*REQUIRED TASK:* Extract the records below word for word and ignore the images.

*INPUT FOR THIS TASK:*
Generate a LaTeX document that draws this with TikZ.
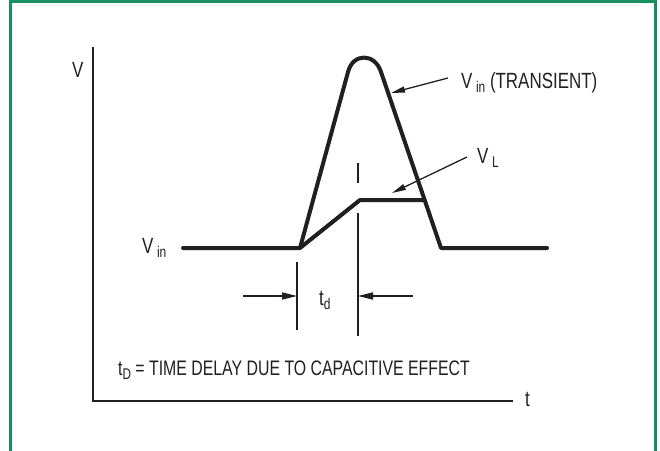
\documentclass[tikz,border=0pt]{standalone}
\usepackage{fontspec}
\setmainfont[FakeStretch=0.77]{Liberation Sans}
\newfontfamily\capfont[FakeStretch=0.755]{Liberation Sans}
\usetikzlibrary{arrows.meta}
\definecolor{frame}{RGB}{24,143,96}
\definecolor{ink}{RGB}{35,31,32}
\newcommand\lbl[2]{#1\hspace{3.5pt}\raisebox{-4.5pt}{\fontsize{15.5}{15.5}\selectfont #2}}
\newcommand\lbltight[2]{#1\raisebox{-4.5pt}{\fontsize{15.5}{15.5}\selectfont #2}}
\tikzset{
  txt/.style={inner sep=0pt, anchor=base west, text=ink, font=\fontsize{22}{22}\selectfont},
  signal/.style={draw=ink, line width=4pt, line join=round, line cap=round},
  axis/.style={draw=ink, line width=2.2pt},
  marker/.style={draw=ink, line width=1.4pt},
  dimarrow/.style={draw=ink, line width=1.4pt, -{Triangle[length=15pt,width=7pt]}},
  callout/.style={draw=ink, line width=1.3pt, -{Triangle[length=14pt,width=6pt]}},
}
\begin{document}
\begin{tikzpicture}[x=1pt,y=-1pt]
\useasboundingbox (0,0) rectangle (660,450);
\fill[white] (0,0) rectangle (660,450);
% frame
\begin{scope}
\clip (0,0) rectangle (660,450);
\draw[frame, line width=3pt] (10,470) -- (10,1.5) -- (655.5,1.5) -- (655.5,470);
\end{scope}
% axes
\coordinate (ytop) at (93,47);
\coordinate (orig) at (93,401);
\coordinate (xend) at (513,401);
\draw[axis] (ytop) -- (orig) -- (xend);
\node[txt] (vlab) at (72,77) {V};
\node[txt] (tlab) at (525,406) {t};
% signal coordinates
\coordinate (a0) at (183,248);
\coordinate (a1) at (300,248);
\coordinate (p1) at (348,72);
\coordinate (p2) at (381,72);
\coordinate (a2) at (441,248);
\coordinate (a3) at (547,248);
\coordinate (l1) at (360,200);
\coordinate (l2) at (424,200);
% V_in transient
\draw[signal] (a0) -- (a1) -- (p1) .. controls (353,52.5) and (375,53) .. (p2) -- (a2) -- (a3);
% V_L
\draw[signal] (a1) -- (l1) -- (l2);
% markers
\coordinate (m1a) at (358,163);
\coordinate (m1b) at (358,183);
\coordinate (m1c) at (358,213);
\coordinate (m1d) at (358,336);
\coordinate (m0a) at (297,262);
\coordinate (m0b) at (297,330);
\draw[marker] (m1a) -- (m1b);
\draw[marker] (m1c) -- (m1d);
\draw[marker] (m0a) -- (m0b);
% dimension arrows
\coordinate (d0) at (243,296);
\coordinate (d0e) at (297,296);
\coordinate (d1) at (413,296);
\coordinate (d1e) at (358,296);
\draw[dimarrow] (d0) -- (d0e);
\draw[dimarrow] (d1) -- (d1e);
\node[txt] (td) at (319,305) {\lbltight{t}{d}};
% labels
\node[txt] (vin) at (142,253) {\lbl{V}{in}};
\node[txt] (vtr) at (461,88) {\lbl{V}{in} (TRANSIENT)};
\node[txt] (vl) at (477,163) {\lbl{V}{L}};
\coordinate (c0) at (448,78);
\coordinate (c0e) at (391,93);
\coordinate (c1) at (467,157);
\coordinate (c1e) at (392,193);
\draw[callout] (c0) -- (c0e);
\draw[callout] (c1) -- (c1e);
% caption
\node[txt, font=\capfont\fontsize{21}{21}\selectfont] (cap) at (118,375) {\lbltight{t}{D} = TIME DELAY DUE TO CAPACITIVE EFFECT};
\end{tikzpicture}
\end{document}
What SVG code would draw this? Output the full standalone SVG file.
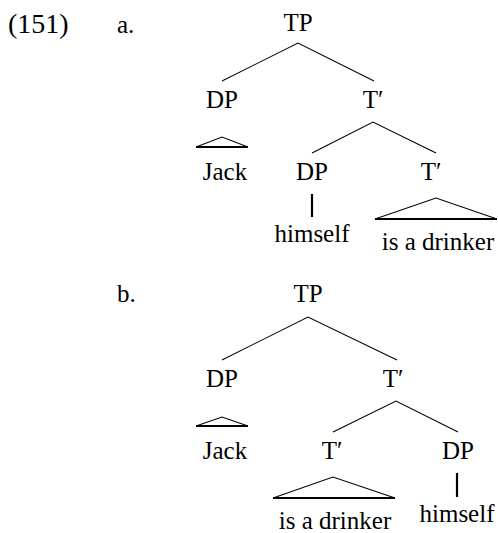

*TASK OUTPUT:*
Generate a LaTeX document that draws this with TikZ.
\documentclass[tikz,border=0pt]{standalone}
\usepackage{fontspec}
\setmainfont[FakeStretch=0.77]{Liberation Sans}
\newfontfamily\capfont[FakeStretch=0.755]{Liberation Sans}
\usetikzlibrary{arrows.meta}
\definecolor{frame}{RGB}{24,143,96}
\definecolor{ink}{RGB}{35,31,32}
\newcommand\lbl[2]{#1\hspace{3.5pt}\raisebox{-4.5pt}{\fontsize{15.5}{15.5}\selectfont #2}}
\newcommand\lbltight[2]{#1\raisebox{-4.5pt}{\fontsize{15.5}{15.5}\selectfont #2}}
\tikzset{
  txt/.style={inner sep=0pt, anchor=base west, text=ink, font=\fontsize{22}{22}\selectfont},
  signal/.style={draw=ink, line width=4pt, line join=round, line cap=round},
  axis/.style={draw=ink, line width=2.2pt},
  marker/.style={draw=ink, line width=1.4pt},
  dimarrow/.style={draw=ink, line width=1.4pt, -{Triangle[length=15pt,width=7pt]}},
  callout/.style={draw=ink, line width=1.3pt, -{Triangle[length=14pt,width=6pt]}},
}
\begin{document}
\begin{tikzpicture}[x=1pt,y=-1pt]
\useasboundingbox (0,0) rectangle (660,450);
\fill[white] (0,0) rectangle (660,450);
% frame
\begin{scope}
\clip (0,0) rectangle (660,450);
\draw[frame, line width=3pt] (10,470) -- (10,1.5) -- (655.5,1.5) -- (655.5,470);
\end{scope}
% axes
\coordinate (ytop) at (93,47);
\coordinate (orig) at (93,401);
\coordinate (xend) at (513,401);
\draw[axis] (ytop) -- (orig) -- (xend);
\node[txt] (vlab) at (72,77) {V};
\node[txt] (tlab) at (525,406) {t};
% signal coordinates
\coordinate (a0) at (183,248);
\coordinate (a1) at (300,248);
\coordinate (p1) at (348,72);
\coordinate (p2) at (381,72);
\coordinate (a2) at (441,248);
\coordinate (a3) at (547,248);
\coordinate (l1) at (360,200);
\coordinate (l2) at (424,200);
% V_in transient
\draw[signal] (a0) -- (a1) -- (p1) .. controls (353,52.5) and (375,53) .. (p2) -- (a2) -- (a3);
% V_L
\draw[signal] (a1) -- (l1) -- (l2);
% markers
\coordinate (m1a) at (358,163);
\coordinate (m1b) at (358,183);
\coordinate (m1c) at (358,213);
\coordinate (m1d) at (358,336);
\coordinate (m0a) at (297,262);
\coordinate (m0b) at (297,330);
\draw[marker] (m1a) -- (m1b);
\draw[marker] (m1c) -- (m1d);
\draw[marker] (m0a) -- (m0b);
% dimension arrows
\coordinate (d0) at (243,296);
\coordinate (d0e) at (297,296);
\coordinate (d1) at (413,296);
\coordinate (d1e) at (358,296);
\draw[dimarrow] (d0) -- (d0e);
\draw[dimarrow] (d1) -- (d1e);
\node[txt] (td) at (319,305) {\lbltight{t}{d}};
% labels
\node[txt] (vin) at (142,253) {\lbl{V}{in}};
\node[txt] (vtr) at (461,88) {\lbl{V}{in} (TRANSIENT)};
\node[txt] (vl) at (477,163) {\lbl{V}{L}};
\coordinate (c0) at (448,78);
\coordinate (c0e) at (391,93);
\coordinate (c1) at (467,157);
\coordinate (c1e) at (392,193);
\draw[callout] (c0) -- (c0e);
\draw[callout] (c1) -- (c1e);
% caption
\node[txt, font=\capfont\fontsize{21}{21}\selectfont] (cap) at (118,375) {\lbltight{t}{D} = TIME DELAY DUE TO CAPACITIVE EFFECT};
\end{tikzpicture}
\end{document}
What SVG code would draw this? Output the full standalone SVG file.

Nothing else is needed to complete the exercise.